Does this work for an adjustable-rate mortgage?
The math gets messier. Extra payments still reduce the principal and save interest, but when the rate adjusts (typically every 6 or 12 months after the initial fixed period), the entire schedule resets. The calculator assumes a fixed rate for the full term. For an ARM, run the calculation for the initial fixed period at the current rate to get a directional answer, but expect the precise numbers to drift as rates change.
What if I can only commit an extra payment some months, not every month?
Still helpful. The compounding savings come from any reduction in principal, whenever it happens. An irregular schedule of "$200 extra this month, nothing next month, $500 in three months" still saves real money — just less than a steady $200 every month would. If you can't commit to a fixed extra amount, just send what you can when you can. Mark it for principal.
How is this different from paying off the loan with cash?
Paying it off in full cash is the maximum version of extra payments — you eliminate the entire remaining balance at once and stop paying interest immediately. The savings would be your entire remaining interest. The Mortgage Payoff Calculator can model this if you enter an extra payment equal to your full remaining balance, though the answer is essentially "all the interest." The interesting case is the partial extra payments most people can actually afford month after month.
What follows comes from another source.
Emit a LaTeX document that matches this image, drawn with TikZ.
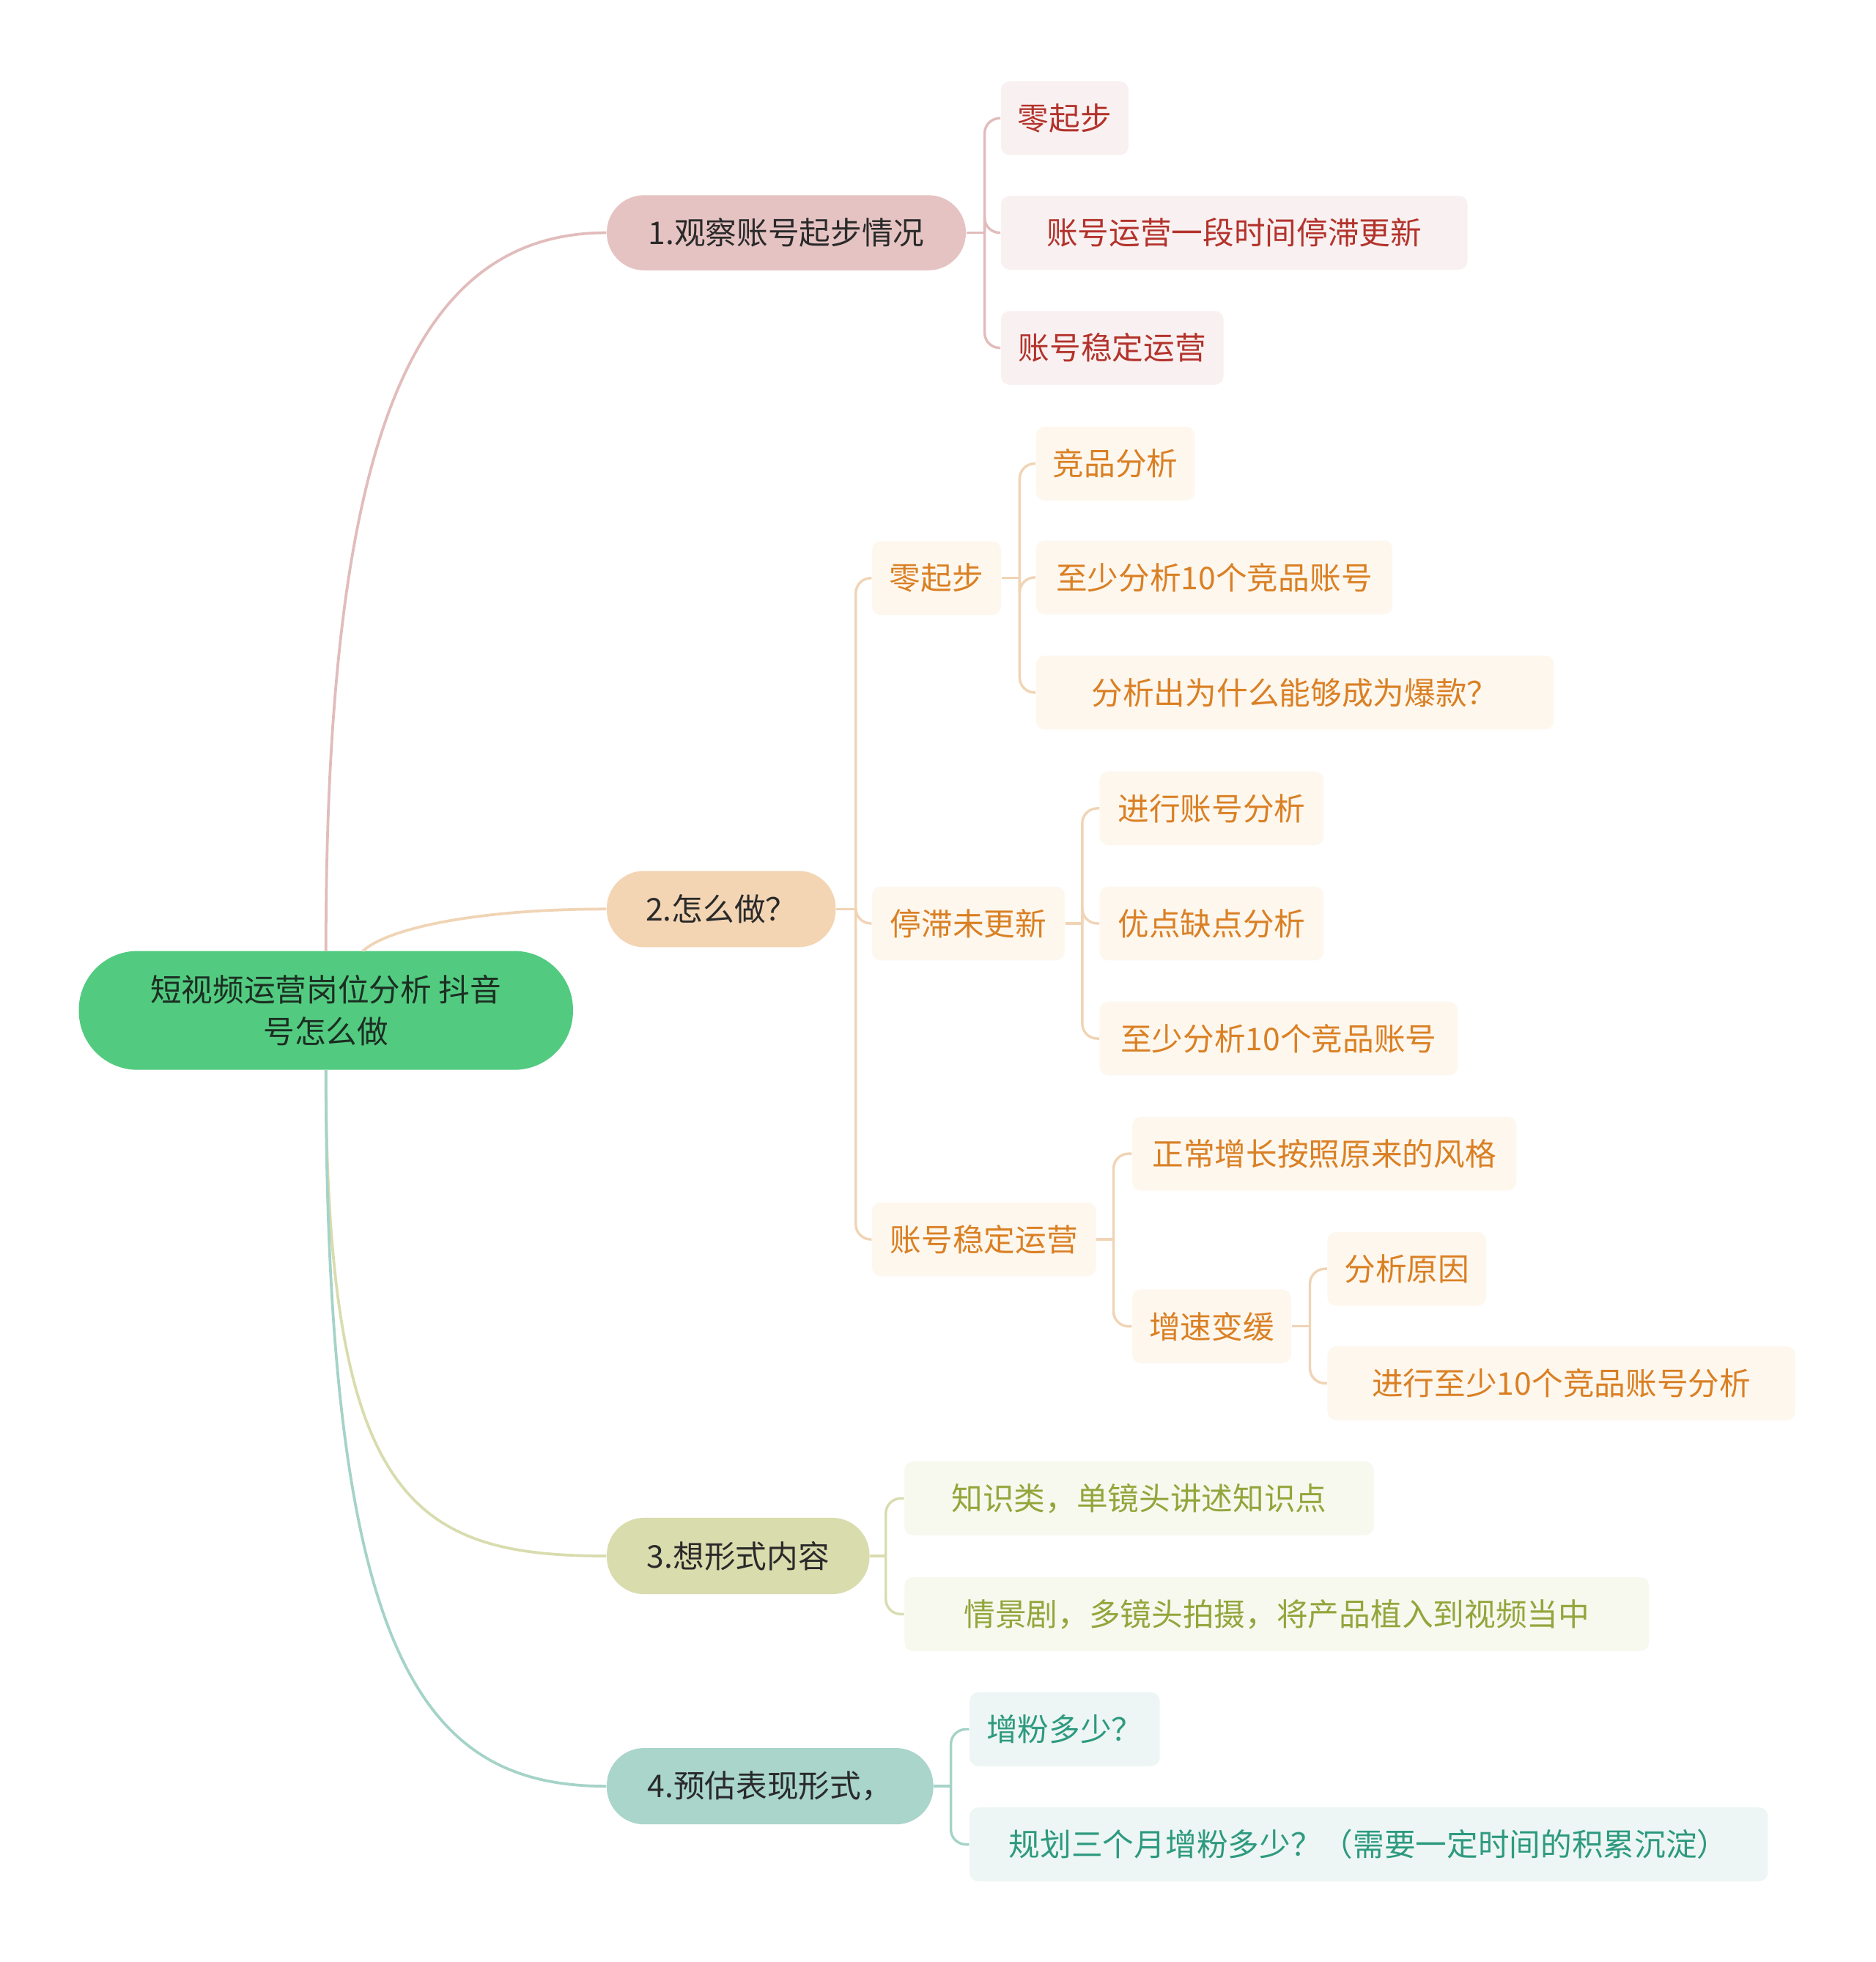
\documentclass[tikz,border=0pt]{standalone}
\usepackage{fontspec}
\setmainfont{Noto Sans CJK SC}
\definecolor{rootc}{HTML}{52CB80}
\definecolor{roottxt}{HTML}{1C2E22}
\definecolor{lvtxt}{HTML}{2A2A2A}
\definecolor{n1c}{HTML}{E6C3C3}
\definecolor{n2c}{HTML}{F3D5B4}
\definecolor{n3c}{HTML}{D9DCAD}
\definecolor{n4c}{HTML}{A9D5CB}
\definecolor{f1}{HTML}{F9F1F1}
\definecolor{t1}{HTML}{B3332C}
\definecolor{f2}{HTML}{FEF7EE}
\definecolor{t2}{HTML}{DA8024}
\definecolor{f3}{HTML}{F7F8EE}
\definecolor{t3}{HTML}{93A63C}
\definecolor{f4}{HTML}{EDF6F4}
\definecolor{t4}{HTML}{2E9A80}
\definecolor{l1}{HTML}{E2BCBC}
\definecolor{l2}{HTML}{F0D4B5}
\definecolor{l3}{HTML}{D9DCAE}
\definecolor{l4}{HTML}{A5D3C8}
\tikzset{
  base/.style={inner sep=0pt, align=center, font=\fontsize{12.5pt}{15pt}\selectfont},
  rootbox/.style={base, fill=rootc, text=roottxt, rounded corners=23.5pt,
    font=\fontsize{12.5pt}{16.5pt}\selectfont},
  lvone/.style={base, text=lvtxt, rounded corners=14.9pt},
  leaf/.style={base, rounded corners=3.5pt, minimum height=29.5pt},
  leafa/.style={leaf, fill=f1, text=t1},
  leafb/.style={leaf, fill=f2, text=t2},
  leafc/.style={leaf, fill=f3, text=t3},
  leafd/.style={leaf, fill=f4, text=t4},
  mainline/.style={line width=1.1pt},
  brline/.style={line width=1pt, rounded corners=6pt},
}
\newcommand\brk[4]{%
  \draw[brline,#4] (#1.east) -- (#1.east -| #2,0);
  \foreach \ch in {#3} {\draw[brline,#4] (#1.east -| #2,0) |- (\ch.west);}
}
\begin{document}
\begin{tikzpicture}[x=0.5pt,y=-0.5pt]
\useasboundingbox[fill=white] (0,0) rectangle (1499,1568);

% root
\node[rootbox, minimum width=197.5pt, minimum height=47.5pt] (root) at (260.5,807.5) {短视频运营岗位分析 抖音\\号怎么做};

% level 1
\node[lvone, fill=n1c, minimum width=143.5pt, minimum height=30pt] (n1) at (628.5,186) {1.观察账号起步情况};
\node[lvone, fill=n2c, minimum width=91.5pt, minimum height=30.5pt] (n2) at (576.5,726.5) {2.怎么做？};
\node[lvone, fill=n3c, minimum width=105pt, minimum height=30.5pt] (n3) at (590,1243.5) {3.想形式内容};
\node[lvone, fill=n4c, minimum width=130.5pt, minimum height=30.5pt] (n4) at (615.5,1427.5) {4.预估表现形式，};

% branch 1
\node[leafa, minimum width=51pt] (a1) at (851,94.5) {零起步};
\node[leafa, minimum width=186.5pt] (a2) at (986.5,186) {账号运营一段时间停滞更新};
\node[leafa, minimum width=89pt] (a3) at (889,278) {账号稳定运营};

% branch 2
\node[leafb, minimum width=51.5pt] (b1) at (748.5,462) {零起步};
\node[leafb, minimum width=77pt] (b2) at (774,738) {停滞未更新};
\node[leafb, minimum width=89.5pt] (b3) at (786.5,990.5) {账号稳定运营};

\node[leafb, minimum width=63.5pt] (b11) at (891.5,370.5) {竞品分析};
\node[leafb, minimum width=142.5pt] (b12) at (970.5,461.5) {至少分析10个竞品账号};
\node[leafb, minimum width=207pt] (b13) at (1035,553.5) {分析出为什么能够成为爆款？};

\node[leafb, minimum width=89.5pt] (b21) at (968.5,646) {进行账号分析};
\node[leafb, minimum width=89.5pt] (b22) at (968.5,738) {优点缺点分析};
\node[leafb, minimum width=143pt] (b23) at (1022,830) {至少分析10个竞品账号};

\node[leafb, minimum width=153.5pt] (b31) at (1058.5,922) {正常增长按照原来的风格};
\node[leafb, minimum width=63.5pt] (b32) at (968.5,1060) {增速变缓};
\node[leafb, minimum width=63.5pt] (b321) at (1124.5,1014) {分析原因};
\node[leafb, minimum width=187pt] (b322) at (1248,1105.5) {进行至少10个竞品账号分析};

% branch 3
\node[leafc, minimum width=187.5pt] (c1) at (910.5,1197.5) {知识类，单镜头讲述知识点};
\node[leafc, minimum width=297.5pt] (c2) at (1020.5,1290) {情景剧，多镜头拍摄，将产品植入到视频当中};

% branch 4
\node[leafd, minimum width=76pt] (d1) at (851,1382) {增粉多少？};
\node[leafd, minimum width=319pt] (d2) at (1094,1474) {规划三个月增粉多少？（需要一定时间的积累沉淀）};

% main connectors
\coordinate (s1) at (260.5,760);
\coordinate (s2) at (290,760);
\coordinate (s3) at (260.5,855);
\draw[mainline, l1] (s1) .. controls (260.5,350) and (330,186) .. (n1.west);
\draw[mainline, l2] (s2) .. controls (310,742) and (380,726.5) .. (n2.west);
\draw[mainline, l3] (s3) .. controls (260.5,1200) and (330,1243.5) .. (n3.west);
\draw[mainline, l4] (s3) .. controls (260.5,1330) and (340,1427.5) .. (n4.west);

% brackets
\brk{n1}{787}{a1,a2,a3}{l1}
\brk{n2}{684}{b1,b2,b3}{l2}
\brk{b1}{815}{b11,b12,b13}{l2}
\brk{b2}{865}{b21,b22,b23}{l2}
\brk{b3}{890}{b31,b32}{l2}
\brk{b32}{1047}{b321,b322}{l2}
\brk{n3}{708}{c1,c2}{l3}
\brk{n4}{760}{d1,d2}{l4}
\end{tikzpicture}
\end{document}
Does this account for inflation?
No. The savings figure is in nominal dollars — today's dollars worth less than they will be in 30 years because of inflation. In real (inflation-adjusted) terms, the savings figure is somewhat smaller. That said, the same is true of the original interest cost the lender is charging you. The comparison between "regular schedule" and "accelerated schedule" is apples-to-apples in either nominal or real dollars.